- **Exercise brief**: Reproduce the records below exactly as they appear.

-- Start Recorded information --

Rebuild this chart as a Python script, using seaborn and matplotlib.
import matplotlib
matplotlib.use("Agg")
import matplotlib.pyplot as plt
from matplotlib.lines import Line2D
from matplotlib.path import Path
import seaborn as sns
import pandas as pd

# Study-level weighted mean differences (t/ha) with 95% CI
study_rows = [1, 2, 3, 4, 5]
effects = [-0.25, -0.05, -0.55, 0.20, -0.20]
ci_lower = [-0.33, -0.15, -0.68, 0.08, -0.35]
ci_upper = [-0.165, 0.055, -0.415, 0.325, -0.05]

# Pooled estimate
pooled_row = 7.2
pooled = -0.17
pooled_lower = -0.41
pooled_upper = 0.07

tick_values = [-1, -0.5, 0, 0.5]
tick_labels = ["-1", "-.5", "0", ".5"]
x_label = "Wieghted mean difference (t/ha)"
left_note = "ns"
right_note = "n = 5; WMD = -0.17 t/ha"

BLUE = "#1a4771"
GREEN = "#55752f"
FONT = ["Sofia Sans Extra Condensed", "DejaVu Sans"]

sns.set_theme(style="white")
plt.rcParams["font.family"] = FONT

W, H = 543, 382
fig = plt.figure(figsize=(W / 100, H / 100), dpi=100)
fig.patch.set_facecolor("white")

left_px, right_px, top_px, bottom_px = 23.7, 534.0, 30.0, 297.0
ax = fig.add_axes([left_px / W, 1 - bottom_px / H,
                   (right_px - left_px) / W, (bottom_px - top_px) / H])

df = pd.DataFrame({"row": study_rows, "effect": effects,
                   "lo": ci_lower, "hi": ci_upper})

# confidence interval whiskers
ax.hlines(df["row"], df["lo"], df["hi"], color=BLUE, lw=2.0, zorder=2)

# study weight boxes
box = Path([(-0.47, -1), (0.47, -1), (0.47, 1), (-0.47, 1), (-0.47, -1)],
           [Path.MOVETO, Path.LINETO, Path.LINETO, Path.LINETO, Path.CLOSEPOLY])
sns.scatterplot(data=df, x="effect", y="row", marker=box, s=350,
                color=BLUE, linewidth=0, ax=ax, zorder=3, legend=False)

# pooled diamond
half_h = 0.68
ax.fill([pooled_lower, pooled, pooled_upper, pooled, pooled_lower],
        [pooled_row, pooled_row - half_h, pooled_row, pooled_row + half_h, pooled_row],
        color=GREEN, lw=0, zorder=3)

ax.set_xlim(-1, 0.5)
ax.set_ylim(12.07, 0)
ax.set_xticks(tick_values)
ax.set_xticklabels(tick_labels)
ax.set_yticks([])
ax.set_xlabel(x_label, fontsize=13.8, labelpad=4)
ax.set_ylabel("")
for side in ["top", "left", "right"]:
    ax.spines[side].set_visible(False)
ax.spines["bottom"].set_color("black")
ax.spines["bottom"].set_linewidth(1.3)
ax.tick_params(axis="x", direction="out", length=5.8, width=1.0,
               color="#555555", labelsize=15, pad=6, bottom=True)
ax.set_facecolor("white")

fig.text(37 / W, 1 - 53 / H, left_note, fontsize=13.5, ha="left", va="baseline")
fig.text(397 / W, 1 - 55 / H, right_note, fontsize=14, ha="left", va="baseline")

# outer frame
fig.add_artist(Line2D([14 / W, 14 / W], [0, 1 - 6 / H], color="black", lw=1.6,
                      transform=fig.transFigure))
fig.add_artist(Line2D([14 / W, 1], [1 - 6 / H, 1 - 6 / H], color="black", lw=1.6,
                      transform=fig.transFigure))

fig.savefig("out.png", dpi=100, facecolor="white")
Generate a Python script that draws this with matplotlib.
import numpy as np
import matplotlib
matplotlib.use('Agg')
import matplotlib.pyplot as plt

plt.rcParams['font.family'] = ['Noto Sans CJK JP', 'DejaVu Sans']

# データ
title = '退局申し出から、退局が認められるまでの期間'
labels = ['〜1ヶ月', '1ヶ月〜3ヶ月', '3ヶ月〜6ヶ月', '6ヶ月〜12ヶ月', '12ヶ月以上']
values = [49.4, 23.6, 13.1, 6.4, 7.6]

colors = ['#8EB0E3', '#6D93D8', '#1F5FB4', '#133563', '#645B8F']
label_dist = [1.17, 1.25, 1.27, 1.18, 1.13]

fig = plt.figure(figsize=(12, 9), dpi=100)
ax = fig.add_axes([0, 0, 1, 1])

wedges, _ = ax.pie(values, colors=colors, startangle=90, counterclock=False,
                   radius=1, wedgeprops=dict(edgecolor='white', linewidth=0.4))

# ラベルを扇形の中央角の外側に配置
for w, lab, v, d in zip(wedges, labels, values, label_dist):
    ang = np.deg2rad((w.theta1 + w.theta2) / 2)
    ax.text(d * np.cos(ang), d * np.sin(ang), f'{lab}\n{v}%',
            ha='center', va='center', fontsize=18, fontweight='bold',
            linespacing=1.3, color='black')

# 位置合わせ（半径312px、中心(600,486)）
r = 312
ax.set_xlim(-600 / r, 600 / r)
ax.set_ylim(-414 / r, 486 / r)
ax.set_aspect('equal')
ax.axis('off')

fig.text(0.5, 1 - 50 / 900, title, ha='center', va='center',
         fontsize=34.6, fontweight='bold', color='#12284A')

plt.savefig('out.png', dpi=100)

-- End Recorded information --

- **Exercise solution**:
Rebuild this chart as a Python script, using seaborn and matplotlib.
import matplotlib
matplotlib.use("Agg")
import matplotlib.pyplot as plt
from matplotlib.lines import Line2D
from matplotlib.path import Path
import seaborn as sns
import pandas as pd

# Study-level weighted mean differences (t/ha) with 95% CI
study_rows = [1, 2, 3, 4, 5]
effects = [-0.25, -0.05, -0.55, 0.20, -0.20]
ci_lower = [-0.33, -0.15, -0.68, 0.08, -0.35]
ci_upper = [-0.165, 0.055, -0.415, 0.325, -0.05]

# Pooled estimate
pooled_row = 7.2
pooled = -0.17
pooled_lower = -0.41
pooled_upper = 0.07

tick_values = [-1, -0.5, 0, 0.5]
tick_labels = ["-1", "-.5", "0", ".5"]
x_label = "Wieghted mean difference (t/ha)"
left_note = "ns"
right_note = "n = 5; WMD = -0.17 t/ha"

BLUE = "#1a4771"
GREEN = "#55752f"
FONT = ["Sofia Sans Extra Condensed", "DejaVu Sans"]

sns.set_theme(style="white")
plt.rcParams["font.family"] = FONT

W, H = 543, 382
fig = plt.figure(figsize=(W / 100, H / 100), dpi=100)
fig.patch.set_facecolor("white")

left_px, right_px, top_px, bottom_px = 23.7, 534.0, 30.0, 297.0
ax = fig.add_axes([left_px / W, 1 - bottom_px / H,
                   (right_px - left_px) / W, (bottom_px - top_px) / H])

df = pd.DataFrame({"row": study_rows, "effect": effects,
                   "lo": ci_lower, "hi": ci_upper})

# confidence interval whiskers
ax.hlines(df["row"], df["lo"], df["hi"], color=BLUE, lw=2.0, zorder=2)

# study weight boxes
box = Path([(-0.47, -1), (0.47, -1), (0.47, 1), (-0.47, 1), (-0.47, -1)],
           [Path.MOVETO, Path.LINETO, Path.LINETO, Path.LINETO, Path.CLOSEPOLY])
sns.scatterplot(data=df, x="effect", y="row", marker=box, s=350,
                color=BLUE, linewidth=0, ax=ax, zorder=3, legend=False)

# pooled diamond
half_h = 0.68
ax.fill([pooled_lower, pooled, pooled_upper, pooled, pooled_lower],
        [pooled_row, pooled_row - half_h, pooled_row, pooled_row + half_h, pooled_row],
        color=GREEN, lw=0, zorder=3)

ax.set_xlim(-1, 0.5)
ax.set_ylim(12.07, 0)
ax.set_xticks(tick_values)
ax.set_xticklabels(tick_labels)
ax.set_yticks([])
ax.set_xlabel(x_label, fontsize=13.8, labelpad=4)
ax.set_ylabel("")
for side in ["top", "left", "right"]:
    ax.spines[side].set_visible(False)
ax.spines["bottom"].set_color("black")
ax.spines["bottom"].set_linewidth(1.3)
ax.tick_params(axis="x", direction="out", length=5.8, width=1.0,
               color="#555555", labelsize=15, pad=6, bottom=True)
ax.set_facecolor("white")

fig.text(37 / W, 1 - 53 / H, left_note, fontsize=13.5, ha="left", va="baseline")
fig.text(397 / W, 1 - 55 / H, right_note, fontsize=14, ha="left", va="baseline")

# outer frame
fig.add_artist(Line2D([14 / W, 14 / W], [0, 1 - 6 / H], color="black", lw=1.6,
                      transform=fig.transFigure))
fig.add_artist(Line2D([14 / W, 1], [1 - 6 / H, 1 - 6 / H], color="black", lw=1.6,
                      transform=fig.transFigure))

fig.savefig("out.png", dpi=100, facecolor="white")
Generate a Python script that draws this with matplotlib.
import numpy as np
import matplotlib
matplotlib.use('Agg')
import matplotlib.pyplot as plt

plt.rcParams['font.family'] = ['Noto Sans CJK JP', 'DejaVu Sans']

# データ
title = '退局申し出から、退局が認められるまでの期間'
labels = ['〜1ヶ月', '1ヶ月〜3ヶ月', '3ヶ月〜6ヶ月', '6ヶ月〜12ヶ月', '12ヶ月以上']
values = [49.4, 23.6, 13.1, 6.4, 7.6]

colors = ['#8EB0E3', '#6D93D8', '#1F5FB4', '#133563', '#645B8F']
label_dist = [1.17, 1.25, 1.27, 1.18, 1.13]

fig = plt.figure(figsize=(12, 9), dpi=100)
ax = fig.add_axes([0, 0, 1, 1])

wedges, _ = ax.pie(values, colors=colors, startangle=90, counterclock=False,
                   radius=1, wedgeprops=dict(edgecolor='white', linewidth=0.4))

# ラベルを扇形の中央角の外側に配置
for w, lab, v, d in zip(wedges, labels, values, label_dist):
    ang = np.deg2rad((w.theta1 + w.theta2) / 2)
    ax.text(d * np.cos(ang), d * np.sin(ang), f'{lab}\n{v}%',
            ha='center', va='center', fontsize=18, fontweight='bold',
            linespacing=1.3, color='black')

# 位置合わせ（半径312px、中心(600,486)）
r = 312
ax.set_xlim(-600 / r, 600 / r)
ax.set_ylim(-414 / r, 486 / r)
ax.set_aspect('equal')
ax.axis('off')

fig.text(0.5, 1 - 50 / 900, title, ha='center', va='center',
         fontsize=34.6, fontweight='bold', color='#12284A')

plt.savefig('out.png', dpi=100)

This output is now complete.